As reported by BOFIT, Russia’s 4th largest and state-owned Vnesheconombank (VEB Group which technically is not a bank, but a development bank and an owner of a number of banks, so as such VEB is not subject to CBR supervision) requires estimated funding supports at EUR15–20 billion “to cover at least the next few years”. Per Bloomberg, VEB has been seeking USD23 billion “to support long-term growth and pay off the upcoming loan” (data as of November 23). VEB total assets in Russia amount to ca EUR45 billion, which, per BOFIT, “would make VEB Russia’s fourth largest bank with holdings that correspond to about 4 % of the banking sector’s total assets”. Overall, VEB holds 2.8 trillion Rubles in loans assets and around 1 trillion Rubles in other assets.
To-date, VEB received EUR8 billion in deposits from the National Welfare Fund and about EUR500 million in other monies (most of which came from the Central Bank’s 2014 profits).

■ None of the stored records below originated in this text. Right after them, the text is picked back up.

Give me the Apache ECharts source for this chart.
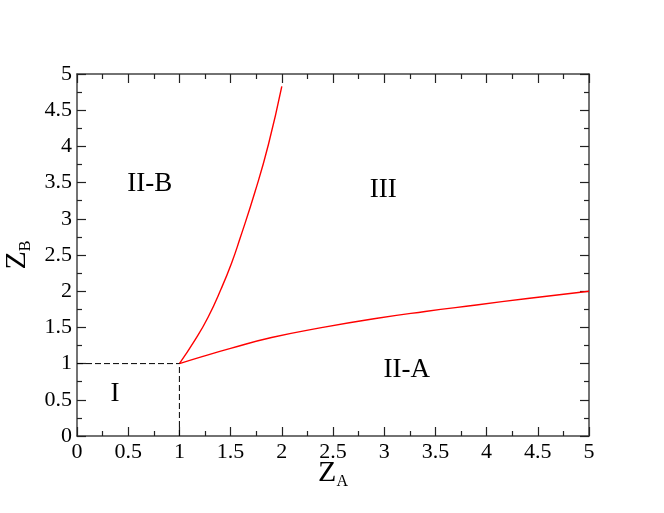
<!DOCTYPE html>
<html>
<head>
<meta charset="utf-8">
<script src="https://cdn.jsdelivr.net/npm/echarts@6/dist/echarts.min.js"></script>
<style>
  html, body { margin: 0; padding: 0; background: #fff; }
  #phaseChart { width: 664px; height: 513px; }
</style>
</head>
<body>
<div id="phaseChart"></div>
<script>
// boundary II-B / III
const boundaryB = [
  [1, 1], [1.15, 1.32], [1.28, 1.64], [1.41, 2.04], [1.51, 2.39],
  [1.59, 2.72], [1.74, 3.38], [1.87, 4.03], [2.0, 4.83]
]
// boundary II-A / III
const boundaryA = [
  [1, 1], [1.23, 1.1], [1.5, 1.21], [1.9, 1.36], [2.4, 1.5],
  [2.9, 1.62], [3.4, 1.72], [3.9, 1.81], [4.4, 1.9], [5, 2.0]
]
// region I limits (dashed)
const dashH = [[0, 1], [1, 1]]
const dashV = [[1, 0], [1, 1]]
// region labels
const regionLabels = [
  { name: 'II-B', value: [0.71, 3.48] },
  { name: 'III', value: [2.99, 3.4] },
  { name: 'II-A', value: [3.22, 0.91] },
  { name: 'I', value: [0.37, 0.58] }
]
const tickMin = 0
const tickMax = 5
const tickStep = 0.5

const serif = 'Liberation Serif'
const frameColor = '#444'

function baseAxis (extra) {
  return Object.assign({
    type: 'value',
    min: tickMin,
    max: tickMax,
    interval: tickStep,
    axisLine: { show: true, onZero: false, lineStyle: { color: frameColor, width: 1.5 } },
    axisTick: { show: true, inside: true, length: 9, lineStyle: { color: '#222', width: 1.2 } },
    minorTick: { show: true, splitNumber: 2, length: 5, lineStyle: { color: '#222', width: 1.2 } },
    splitLine: { show: false },
    axisLabel: {
      show: true,
      color: '#000',
      fontFamily: serif,
      fontSize: 22,
      margin: 5,
      formatter: v => String(v)
    }
  }, extra)
}

const nameRich = {
  z: { fontFamily: serif, fontSize: 30, color: '#000' },
  s: { fontFamily: serif, fontSize: 16, color: '#000', padding: [18, 0, 0, 0] }
}

const myChart = echarts.init(document.getElementById('phaseChart'))
const option = {
  backgroundColor: '#fff',
  animation: false,
  grid: { left: 77, right: 75, top: 74, bottom: 77, outerBoundsMode: 'none', containLabel: false },
  xAxis: [
    baseAxis({
      position: 'bottom',
      name: '{z|Z}{s|A}',
      nameLocation: 'middle',
      nameGap: 20,
      nameMoveOverlap: false,
      nameTextStyle: { fontFamily: serif, color: '#000', rich: nameRich }
    }),
    baseAxis({ position: 'top', axisLabel: { show: false } })
  ],
  yAxis: [
    baseAxis({
      position: 'left',
      name: '{z|Z}{s|B}',
      nameLocation: 'middle',
      nameRotate: 90,
      nameGap: 43,
      nameMoveOverlap: false,
      nameTextStyle: { fontFamily: serif, color: '#000', rich: nameRich }
    }),
    baseAxis({ position: 'right', axisLabel: { show: false } })
  ],
  series: [
    {
      type: 'line',
      data: boundaryB,
      smooth: 0.5,
      showSymbol: false,
      lineStyle: { color: '#ff0000', width: 1.4 }
    },
    {
      type: 'line',
      data: boundaryA,
      smooth: 0.5,
      showSymbol: false,
      lineStyle: { color: '#ff0000', width: 1.4 }
    },
    {
      type: 'line',
      data: dashH,
      showSymbol: false,
      lineStyle: { color: '#000', width: 1, type: [6, 3] }
    },
    {
      type: 'line',
      data: dashV,
      showSymbol: false,
      lineStyle: { color: '#000', width: 1, type: [6, 3] }
    },
    {
      type: 'scatter',
      data: regionLabels,
      symbolSize: 1,
      itemStyle: { color: 'transparent', opacity: 1 },
      label: {
        show: true,
        position: 'inside',
        formatter: p => p.name,
        fontFamily: serif,
        fontSize: 27,
        color: '#000',
        opacity: 1,
        textBorderWidth: 0
      }
    }
  ]
}
myChart.setOption(option, true)
</script>
</body>
</html>
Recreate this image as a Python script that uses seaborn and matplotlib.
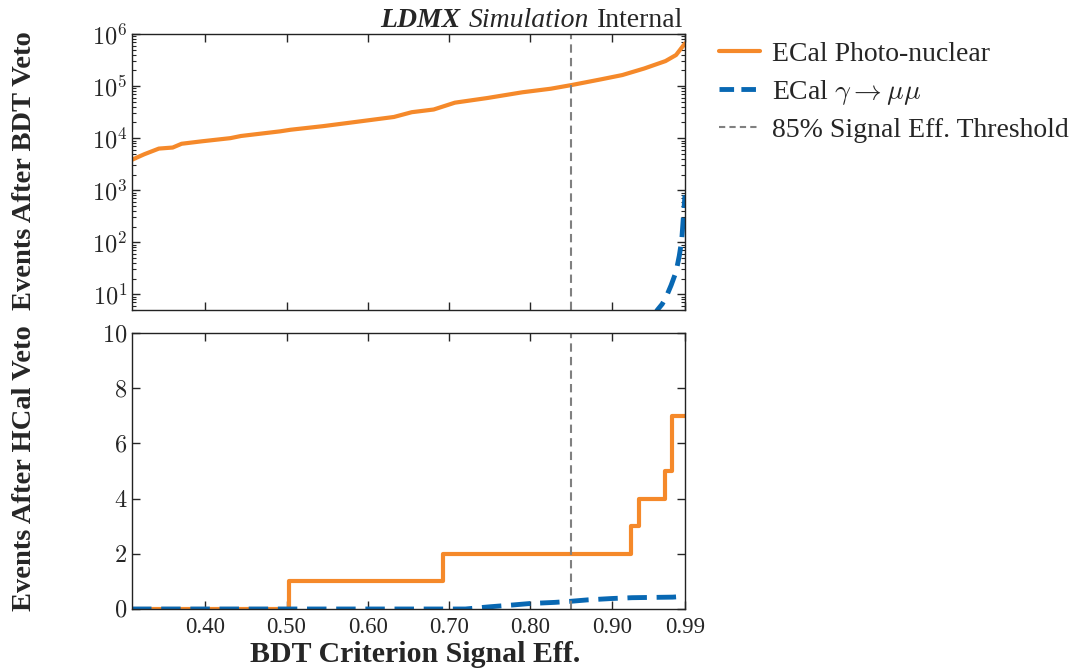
import numpy as np
import pandas as pd
import matplotlib
matplotlib.use("Agg")
import matplotlib.pyplot as plt
import seaborn as sns
from matplotlib.lines import Line2D
from matplotlib.offsetbox import TextArea, HPacker, AnchoredOffsetbox
from matplotlib.ticker import FixedLocator, FuncFormatter, LogLocator, NullFormatter

# ---- data ----
pn_top_x = [0.310, 0.325, 0.343, 0.360, 0.371, 0.396, 0.431, 0.444, 0.492, 0.505,
            0.545, 0.580, 0.632, 0.654, 0.681, 0.707, 0.747, 0.790, 0.825, 0.851,
            0.887, 0.913, 0.940, 0.966, 0.979, 0.990]
pn_top_y = [3850, 4900, 6300, 6600, 7800, 8700, 10000, 11000, 13500, 14500,
            17000, 20000, 25500, 31500, 35500, 48000, 59000, 76000, 89000, 105000,
            135000, 163000, 218000, 302000, 395000, 660000]
mm_top_x = [0.950, 0.956, 0.962, 0.967, 0.973, 0.979, 0.983, 0.986, 0.988, 0.990]
mm_top_y = [3.5, 5, 6.5, 9, 15, 27, 55, 110, 300, 800]

pn_bot_x = [0.310, 0.503, 0.693, 0.924, 0.934, 0.966, 0.974, 0.990]
pn_bot_y = [0, 1, 2, 3, 4, 5, 7, 7]
mm_bot_x = [0.310, 0.720, 0.750, 0.780, 0.800, 0.830, 0.850, 0.870, 0.900, 0.925,
            0.950, 0.975, 0.985, 0.990]
mm_bot_y = [0, 0, 0.08, 0.15, 0.20, 0.24, 0.28, 0.33, 0.38, 0.41, 0.42, 0.43, 0.45, 0.52]

threshold = 0.85
x_ticks = [0.40, 0.50, 0.60, 0.70, 0.80, 0.90, 0.99]
x_tick_labels = ["0.40", "0.50", "0.60", "0.70", "0.80", "0.90", "0.99"]
y_bot_ticks = [0, 2, 4, 6, 8, 10]

labels = ["ECal Photo-nuclear", r"ECal $\gamma\rightarrow\mu\mu$", "85% Signal Eff. Threshold"]

# ---- style ----
sns.set_style("ticks")
plt.rcParams["font.family"] = ["Liberation Serif", "DejaVu Serif"]
plt.rcParams["mathtext.fontset"] = "cm"
plt.rcParams["xtick.direction"] = "in"
plt.rcParams["ytick.direction"] = "in"
plt.rcParams["axes.linewidth"] = 1.0

ORANGE = "#F5892A"
BLUE = "#0868B3"
GRAY = "#808080"
FS = 16.5
FS_LEG = 20
FS_LAB = 20.5

fig = plt.figure(figsize=(10.84, 6.71), dpi=100)
ax1 = fig.add_axes([0.1218, 0.538, 0.5101, 0.4113])
ax2 = fig.add_axes([0.1218, 0.0924, 0.5101, 0.4113])

df_pn_top = pd.DataFrame({"x": pn_top_x, "y": pn_top_y})
df_mm_top = pd.DataFrame({"x": mm_top_x, "y": mm_top_y})
df_pn_bot = pd.DataFrame({"x": pn_bot_x, "y": pn_bot_y})
df_mm_bot = pd.DataFrame({"x": mm_bot_x, "y": mm_bot_y})

sns.lineplot(data=df_pn_top, x="x", y="y", ax=ax1, color=ORANGE, lw=3, estimator=None, sort=False)
sns.lineplot(data=df_mm_top, x="x", y="y", ax=ax1, color=BLUE, lw=3.5, estimator=None, sort=False,
             dashes=False, linestyle=(0, (4, 2)))
sns.lineplot(data=df_pn_bot, x="x", y="y", ax=ax2, color=ORANGE, lw=3, estimator=None, sort=False,
             drawstyle="steps-post")
sns.lineplot(data=df_mm_bot, x="x", y="y", ax=ax2, color=BLUE, lw=3.5, estimator=None, sort=False,
             dashes=False, linestyle=(0, (4, 2)))

for ax in (ax1, ax2):
    ax.axvline(threshold, color=GRAY, lw=1.5, linestyle=(0, (4, 2.5)))
    ax.set_xlim(0.31, 0.99)
    ax.xaxis.set_major_locator(FixedLocator(x_ticks))
    ax.tick_params(which="both", direction="in", top=True, right=True)
    ax.tick_params(which="major", length=6, width=1, labelsize=FS)
    ax.tick_params(which="minor", length=3, width=0.8)
    ax.set_xlabel("")
    ax.set_ylabel("")
    for s in ax.spines.values():
        s.set_color("#222222")

ax1.set_yscale("log")
ax1.set_ylim(5, 1e6)
ax1.yaxis.set_major_locator(LogLocator(base=10, numticks=10))
ax1.yaxis.set_major_formatter(FuncFormatter(lambda v, p: r"$10^{%d}$" % round(np.log10(v))))
ax1.yaxis.set_minor_locator(LogLocator(base=10, subs=np.arange(2, 10), numticks=20))
ax1.yaxis.set_minor_formatter(NullFormatter())
ax1.set_xticklabels([])
ax1.tick_params(axis="y", labelsize=17.5)

ax2.set_ylim(0, 10)
ax2.yaxis.set_major_locator(FixedLocator(y_bot_ticks))
ax2.yaxis.set_major_formatter(FuncFormatter(lambda v, p: r"$%d$" % v))
ax2.set_xticklabels(x_tick_labels)
ax2.tick_params(axis="x", pad=6)
ax2.tick_params(axis="y", labelsize=17.5)

# axis labels
fig.text(0.023, 0.746, "Events After BDT Veto", rotation=90, ha="center", va="center",
         fontsize=FS_LAB, fontweight="bold")
fig.text(0.023, 0.302, "Events After HCal Veto", rotation=90, ha="center", va="center",
         fontsize=FS_LAB, fontweight="bold")
fig.text(0.383, 0.024, "BDT Criterion Signal Eff.", ha="center", va="center",
         fontsize=FS_LAB + 1, fontweight="bold")

# title
parts = [TextArea("LDMX", textprops=dict(fontsize=FS_LEG, fontweight="bold", fontstyle="italic")),
         TextArea("Simulation", textprops=dict(fontsize=FS_LEG, fontstyle="italic")),
         TextArea("Internal", textprops=dict(fontsize=FS_LEG))]
box = HPacker(children=parts, align="baseline", pad=0, sep=6)
anch = AnchoredOffsetbox(loc="lower right", child=box, pad=0, frameon=False,
                         bbox_to_anchor=(1.0, 1.0), bbox_transform=ax1.transAxes, borderpad=0.1)
ax1.add_artist(anch)

# legend
handles = [Line2D([], [], color=ORANGE, lw=3),
           Line2D([], [], color=BLUE, lw=3.5, linestyle=(0, (3, 1.5))),
           Line2D([], [], color=GRAY, lw=1.5, linestyle=(0, (3, 2)))]
fig.legend(handles, labels, loc="upper left", bbox_to_anchor=(0.640, 0.976), frameon=False,
           fontsize=FS_LEG, handlelength=1.5, handletextpad=0.4, labelspacing=0.4)

fig.savefig("out.png", dpi=100)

Per both, Bloomberg and BOFIT: VEB has been a major lender behind Sochi Winter Olympics 2014. New lending increased total loans held by the bank by some 25% in Ruble terms in 2013 before doubling loans in 2014. VEB started aggressive loans expansion in 2007 since when its assets base grew almost 10-fold. Over 2015, bank-held loans posted some serious deterioration in quality forcing bank to set aside significant reserves to cover potential losses. Per Reuters report, “S&P estimates some 500 billion roubles of VEB's loans were directed by the government and are therefore regarded as relatively risky. While the huge investments made in Sochi have generated public discussion in Russia, far less attention has been given to no less massive investments VEB made in Ukraine. "That's still on their books and they keep rolling those loans over. Of course it's only a question of time before they accept losses on those assets," said S&P's Vartapetov. In an interview in December 2013, VEB Chairman Vladimir Dmitriev said the bank had via Russian investors ploughed $8 billion into Ukrainian steel plants, mainly in the Donbass region, since ravaged in a separatist conflict. He said the investment had supported 40,000 Ukrainian workers, but did not say how the Russian economy had benefited.” Overall, Russian banks’ continued presence and even growth in Ukraine - while puzzling to some external observers - can be explained by the significant role these banks play in the Ukrainian economy.
In 2014, VEB posted full year loss of USD4.5 billion / RUB250 billion and in 1H 2015 losses totalled USD1.5 billion. VEB’s Ukrainian subsidiary was one of the big drivers for these. Based on the figures, VEB posted the largest loss of any Russian company in 2014. The top three largest loss making companies in 2014 were: Vnesheconombank, followed by the steelmaking giant Mechel (loss of 167 billion rubles) and the monopoly Russian Railways (losses of 99 billion rubles).
In addition, VEB holds some USD19.3 billion of debt maturing through 2025 (see chart from Bloomberg) with EUR9 billion of this in eurobonds:
VEB is subject to both EU and US sanctions which effectively shut VEB access to funding markets and the bank will require between EUR2.5 and 3 billion for debt servicing in 2016 alone. This week, VEB secured a five-year loan of 10 billion yuan or EUR1.4 billion from China Development Bank.
Recently, Finance Minister Anton Siluanov stated that VEB requires as much as USD20 billion in funding (ca 1.7% of Russian GDP), and that VEB is expected to sell some of its assets to fund part of the gap.
Per Bloomberg, “the finance ministry’s proposals include exchanging the lender’s Eurobonds for Russian government securities, Vedomosti reported Nov. 24. Other options on the table include a local government bond offering for 1.5 trillion rubles to recapitalize the bank, and transferring bad assets from VEB’s balance sheet to the state, according to newspaper Kommersant.”